I’ve discussed Boston’s distinctive, hybridized bluegrass scene in the past. Given the success of edgy Boston-affiliated roots bands like Crooked Still and Session Americana, it may come as a surprise for those outside the region to learn that, in New England as a whole, a more orthodox brand of bluegrass is the norm.

One group that typifies the Yankee appetite for straight-ahead, country-tinged bluegrass is Acoustic Blue, an outfit based in the Berkshires. Having released three albums and toured extensively in their seven years together, the band has honed an act that balances a tight sound with a relaxed stage presence.

At this year’s Jenny Brook Family Bluegrass Festival, I had a chance to sit down with the members of Acoustic Blue to record the first entries in what I hope will be a regular feature: Ye Old Performer Showcase. Here’s a first installment—

Acoustic Blue’s key assets are its strong vocals and its collective songwriting talent. The tune featured in the video clip above, “1940 Ford,” is a song that mandolinist Corey Zink penned about bassist Bear Acker’s beloved old pickup truck. As this number illustrates, Zink & Co. have a penchant for heartfelt storytelling and pithy couplets that are the mark of well-crafted country and bluegrass material. Stay tuned for an upcoming Showcase installment that deals specifically with the band’s songwriting skills.

As for the singing, Zink’s reverence for George Jones would be apparent even if you didn’t know that he has a room in his home dedicated to Jones memorabilia. He shares with his hero an uncanny vocal range and a delivery that’s stripped of irony or pretense.

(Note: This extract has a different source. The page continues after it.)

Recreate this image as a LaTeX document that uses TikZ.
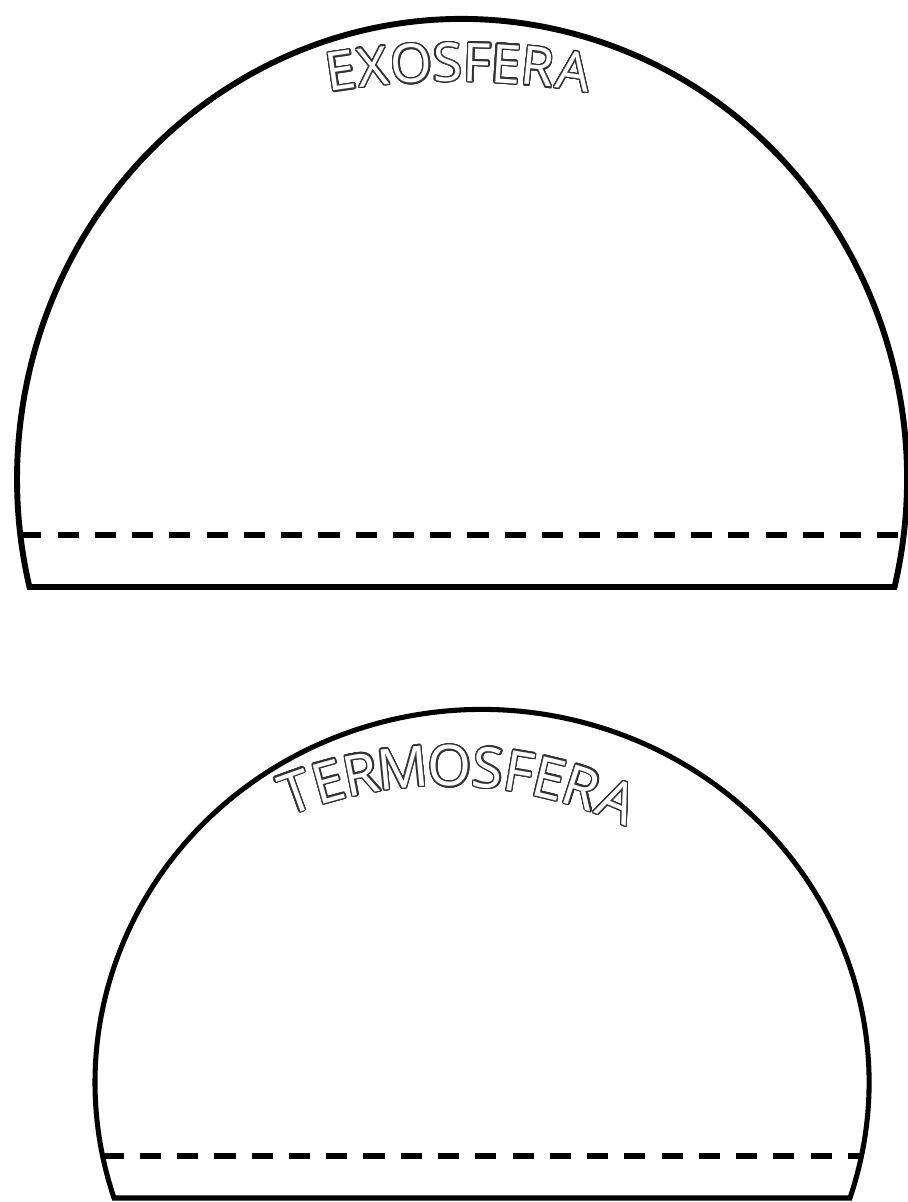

The affinity that Zink and his band mates feel for classic country performers like Jones will also be explored more fully in upcoming Showcase segments.

If you dig around online (or on my YouTube channel, for that matter) you can find videos of the likes of Chris Thile, Michael Cleveland and Josh Williams playing bluegrass when they were just out of diapers. Stuff like that can make folks like Yers Truly feel like we came to the pickin’ party way, way too late. It’s therefore heartening to learn that at least a couple of the members of Acoustic Blue only embraced their instruments after first exploring other musical avenues. Who knew that being a rock drummer was the ideal apprenticeship for bluegrass?

Another theme that came up as I explored the backgrounds of the band members is the fact that music was always a part of the households in which they grew up. The moral is clear: If you want your babies to grow up to pick and sing like these guys, make sure there’s plenty of music in the air.